# Input for this task start

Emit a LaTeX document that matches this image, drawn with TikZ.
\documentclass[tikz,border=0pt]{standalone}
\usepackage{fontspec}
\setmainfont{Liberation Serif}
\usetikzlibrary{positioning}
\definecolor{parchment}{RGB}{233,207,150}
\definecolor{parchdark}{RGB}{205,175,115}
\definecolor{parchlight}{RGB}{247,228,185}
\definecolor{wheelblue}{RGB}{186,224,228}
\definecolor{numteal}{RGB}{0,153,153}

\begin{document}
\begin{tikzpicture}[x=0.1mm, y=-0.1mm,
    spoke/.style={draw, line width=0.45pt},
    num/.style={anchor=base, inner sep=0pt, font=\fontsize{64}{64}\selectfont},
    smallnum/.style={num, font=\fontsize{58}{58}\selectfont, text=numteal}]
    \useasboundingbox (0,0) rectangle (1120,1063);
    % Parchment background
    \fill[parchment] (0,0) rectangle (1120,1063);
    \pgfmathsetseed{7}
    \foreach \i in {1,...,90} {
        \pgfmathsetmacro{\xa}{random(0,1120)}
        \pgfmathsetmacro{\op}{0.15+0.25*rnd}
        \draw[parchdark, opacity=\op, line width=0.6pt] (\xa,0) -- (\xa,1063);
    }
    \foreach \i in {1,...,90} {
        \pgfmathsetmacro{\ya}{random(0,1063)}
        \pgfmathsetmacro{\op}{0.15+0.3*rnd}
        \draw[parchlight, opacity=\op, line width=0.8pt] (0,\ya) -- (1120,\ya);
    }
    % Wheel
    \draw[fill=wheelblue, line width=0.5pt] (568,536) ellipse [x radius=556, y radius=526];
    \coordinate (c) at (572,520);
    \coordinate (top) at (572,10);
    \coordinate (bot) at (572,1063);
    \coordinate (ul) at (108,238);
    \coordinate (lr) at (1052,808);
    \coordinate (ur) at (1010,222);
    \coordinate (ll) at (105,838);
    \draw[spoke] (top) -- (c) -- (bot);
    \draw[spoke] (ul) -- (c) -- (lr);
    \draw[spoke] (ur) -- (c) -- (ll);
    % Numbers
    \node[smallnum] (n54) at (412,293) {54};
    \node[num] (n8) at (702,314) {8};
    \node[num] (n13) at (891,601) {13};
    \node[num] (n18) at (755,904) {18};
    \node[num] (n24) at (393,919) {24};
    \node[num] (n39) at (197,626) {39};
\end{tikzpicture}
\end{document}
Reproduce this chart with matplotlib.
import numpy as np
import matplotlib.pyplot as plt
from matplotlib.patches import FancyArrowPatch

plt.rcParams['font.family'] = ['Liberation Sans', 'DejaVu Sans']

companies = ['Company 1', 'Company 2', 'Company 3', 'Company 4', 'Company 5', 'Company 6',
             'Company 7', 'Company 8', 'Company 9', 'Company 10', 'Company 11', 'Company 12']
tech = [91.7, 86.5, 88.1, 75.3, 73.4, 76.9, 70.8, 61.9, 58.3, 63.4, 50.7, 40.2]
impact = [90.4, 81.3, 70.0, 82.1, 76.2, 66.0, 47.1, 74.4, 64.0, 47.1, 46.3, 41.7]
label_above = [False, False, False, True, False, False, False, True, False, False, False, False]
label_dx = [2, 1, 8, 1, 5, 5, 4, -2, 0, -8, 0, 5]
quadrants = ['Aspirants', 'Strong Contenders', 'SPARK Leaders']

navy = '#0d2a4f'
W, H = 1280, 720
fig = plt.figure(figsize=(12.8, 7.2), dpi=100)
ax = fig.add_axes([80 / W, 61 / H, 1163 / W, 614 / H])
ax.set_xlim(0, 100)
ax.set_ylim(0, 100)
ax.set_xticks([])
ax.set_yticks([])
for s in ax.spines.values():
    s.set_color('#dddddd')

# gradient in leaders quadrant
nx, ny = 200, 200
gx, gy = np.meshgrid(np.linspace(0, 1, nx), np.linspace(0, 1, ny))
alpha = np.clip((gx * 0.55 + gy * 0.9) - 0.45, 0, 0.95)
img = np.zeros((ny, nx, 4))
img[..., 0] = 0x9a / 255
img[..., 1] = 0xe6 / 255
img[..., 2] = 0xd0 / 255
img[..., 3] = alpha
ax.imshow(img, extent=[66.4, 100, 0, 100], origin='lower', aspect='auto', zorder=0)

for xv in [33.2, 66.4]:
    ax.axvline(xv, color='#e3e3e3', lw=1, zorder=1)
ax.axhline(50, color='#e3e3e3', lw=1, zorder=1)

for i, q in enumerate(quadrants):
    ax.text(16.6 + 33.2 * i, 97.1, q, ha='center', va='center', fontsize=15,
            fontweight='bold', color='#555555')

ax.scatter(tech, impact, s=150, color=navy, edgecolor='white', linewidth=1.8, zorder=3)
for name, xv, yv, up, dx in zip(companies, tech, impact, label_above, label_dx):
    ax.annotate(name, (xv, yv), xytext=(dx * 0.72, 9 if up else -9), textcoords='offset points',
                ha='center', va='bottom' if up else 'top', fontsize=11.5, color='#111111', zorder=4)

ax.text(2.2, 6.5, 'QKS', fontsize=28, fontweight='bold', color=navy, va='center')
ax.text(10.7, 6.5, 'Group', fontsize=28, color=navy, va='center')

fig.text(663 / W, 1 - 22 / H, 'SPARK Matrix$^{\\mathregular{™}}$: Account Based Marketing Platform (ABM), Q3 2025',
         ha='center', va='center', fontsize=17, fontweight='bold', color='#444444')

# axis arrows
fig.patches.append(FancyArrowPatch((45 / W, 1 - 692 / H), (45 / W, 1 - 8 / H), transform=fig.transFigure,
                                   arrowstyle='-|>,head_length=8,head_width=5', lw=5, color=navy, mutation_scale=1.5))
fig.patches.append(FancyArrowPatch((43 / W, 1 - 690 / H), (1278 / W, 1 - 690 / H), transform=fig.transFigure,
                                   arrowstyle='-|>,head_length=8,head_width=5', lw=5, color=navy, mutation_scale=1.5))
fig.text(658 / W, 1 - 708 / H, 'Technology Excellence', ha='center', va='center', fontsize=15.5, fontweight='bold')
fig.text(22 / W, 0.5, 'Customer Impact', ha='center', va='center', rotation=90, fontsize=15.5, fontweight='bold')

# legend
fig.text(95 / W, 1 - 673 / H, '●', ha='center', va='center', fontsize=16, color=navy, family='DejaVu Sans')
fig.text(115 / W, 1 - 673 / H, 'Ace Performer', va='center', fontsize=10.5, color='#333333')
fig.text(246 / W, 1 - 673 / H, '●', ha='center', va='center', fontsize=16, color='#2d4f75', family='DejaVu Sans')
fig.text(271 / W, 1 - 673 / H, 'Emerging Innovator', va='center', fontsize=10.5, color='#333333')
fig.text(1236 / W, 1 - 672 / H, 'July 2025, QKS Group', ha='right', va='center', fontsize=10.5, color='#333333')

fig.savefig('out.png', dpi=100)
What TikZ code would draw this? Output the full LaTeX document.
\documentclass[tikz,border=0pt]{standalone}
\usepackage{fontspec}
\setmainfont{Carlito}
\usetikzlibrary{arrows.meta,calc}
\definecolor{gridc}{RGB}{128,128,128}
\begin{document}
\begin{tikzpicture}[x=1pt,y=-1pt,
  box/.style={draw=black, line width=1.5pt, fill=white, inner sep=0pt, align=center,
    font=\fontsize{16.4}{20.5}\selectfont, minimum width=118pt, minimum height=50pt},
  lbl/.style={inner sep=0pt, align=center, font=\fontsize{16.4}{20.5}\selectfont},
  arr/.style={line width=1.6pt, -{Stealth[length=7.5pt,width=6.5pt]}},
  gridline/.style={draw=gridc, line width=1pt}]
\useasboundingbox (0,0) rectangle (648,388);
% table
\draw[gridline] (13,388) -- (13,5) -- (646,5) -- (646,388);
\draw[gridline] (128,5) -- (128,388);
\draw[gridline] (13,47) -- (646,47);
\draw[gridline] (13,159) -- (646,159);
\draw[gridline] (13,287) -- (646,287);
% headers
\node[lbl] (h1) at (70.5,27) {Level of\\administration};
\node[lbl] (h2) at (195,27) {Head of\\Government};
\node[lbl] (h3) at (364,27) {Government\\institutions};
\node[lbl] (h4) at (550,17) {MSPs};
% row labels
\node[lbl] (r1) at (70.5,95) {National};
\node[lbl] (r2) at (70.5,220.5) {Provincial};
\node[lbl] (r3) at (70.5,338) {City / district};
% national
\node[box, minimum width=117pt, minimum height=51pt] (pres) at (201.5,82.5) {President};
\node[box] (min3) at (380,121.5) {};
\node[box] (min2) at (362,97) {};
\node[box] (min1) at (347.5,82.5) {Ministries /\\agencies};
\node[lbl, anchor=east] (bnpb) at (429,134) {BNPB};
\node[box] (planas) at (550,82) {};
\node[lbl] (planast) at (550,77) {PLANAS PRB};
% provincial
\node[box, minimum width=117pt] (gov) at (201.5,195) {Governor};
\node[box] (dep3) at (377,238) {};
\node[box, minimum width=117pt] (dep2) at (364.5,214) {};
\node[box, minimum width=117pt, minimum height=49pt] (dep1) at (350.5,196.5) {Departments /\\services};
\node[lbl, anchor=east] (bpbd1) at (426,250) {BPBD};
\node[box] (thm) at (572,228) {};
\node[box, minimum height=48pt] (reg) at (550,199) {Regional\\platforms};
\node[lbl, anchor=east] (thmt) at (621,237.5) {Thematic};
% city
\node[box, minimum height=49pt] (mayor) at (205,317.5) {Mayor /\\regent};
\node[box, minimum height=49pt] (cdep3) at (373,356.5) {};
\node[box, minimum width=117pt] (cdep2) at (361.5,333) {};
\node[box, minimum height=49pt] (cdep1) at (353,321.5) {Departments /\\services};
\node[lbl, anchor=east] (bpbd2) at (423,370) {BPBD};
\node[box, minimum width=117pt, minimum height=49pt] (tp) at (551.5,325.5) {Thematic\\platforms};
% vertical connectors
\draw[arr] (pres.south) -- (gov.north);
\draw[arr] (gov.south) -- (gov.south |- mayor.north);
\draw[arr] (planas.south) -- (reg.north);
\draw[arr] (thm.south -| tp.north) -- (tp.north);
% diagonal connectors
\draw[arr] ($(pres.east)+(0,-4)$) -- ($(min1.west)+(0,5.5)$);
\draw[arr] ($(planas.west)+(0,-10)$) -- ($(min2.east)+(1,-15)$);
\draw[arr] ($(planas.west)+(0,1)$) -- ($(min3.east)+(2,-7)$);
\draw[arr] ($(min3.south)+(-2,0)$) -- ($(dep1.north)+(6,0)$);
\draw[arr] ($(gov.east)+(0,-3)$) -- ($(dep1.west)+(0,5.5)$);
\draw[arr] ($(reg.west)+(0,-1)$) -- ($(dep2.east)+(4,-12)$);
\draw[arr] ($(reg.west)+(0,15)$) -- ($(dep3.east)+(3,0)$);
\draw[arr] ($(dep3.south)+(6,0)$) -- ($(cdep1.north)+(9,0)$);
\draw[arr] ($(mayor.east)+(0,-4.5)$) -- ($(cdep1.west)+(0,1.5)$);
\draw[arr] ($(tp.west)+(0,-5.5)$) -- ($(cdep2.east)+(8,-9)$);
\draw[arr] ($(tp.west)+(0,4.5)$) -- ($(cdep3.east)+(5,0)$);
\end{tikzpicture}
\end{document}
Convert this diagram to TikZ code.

# Input for this task end

Task directions ▸ Please print exactly, and only, the lines from the line with "Reproduce this chart with matplotlib." to the line with "plt.rcParams['font.family'] = ['Liberation", both included.

Solution ▸
Reproduce this chart with matplotlib.
import numpy as np
import matplotlib.pyplot as plt
from matplotlib.patches import FancyArrowPatch

plt.rcParams['font.family'] = ['Liberation Sans', 'DejaVu Sans']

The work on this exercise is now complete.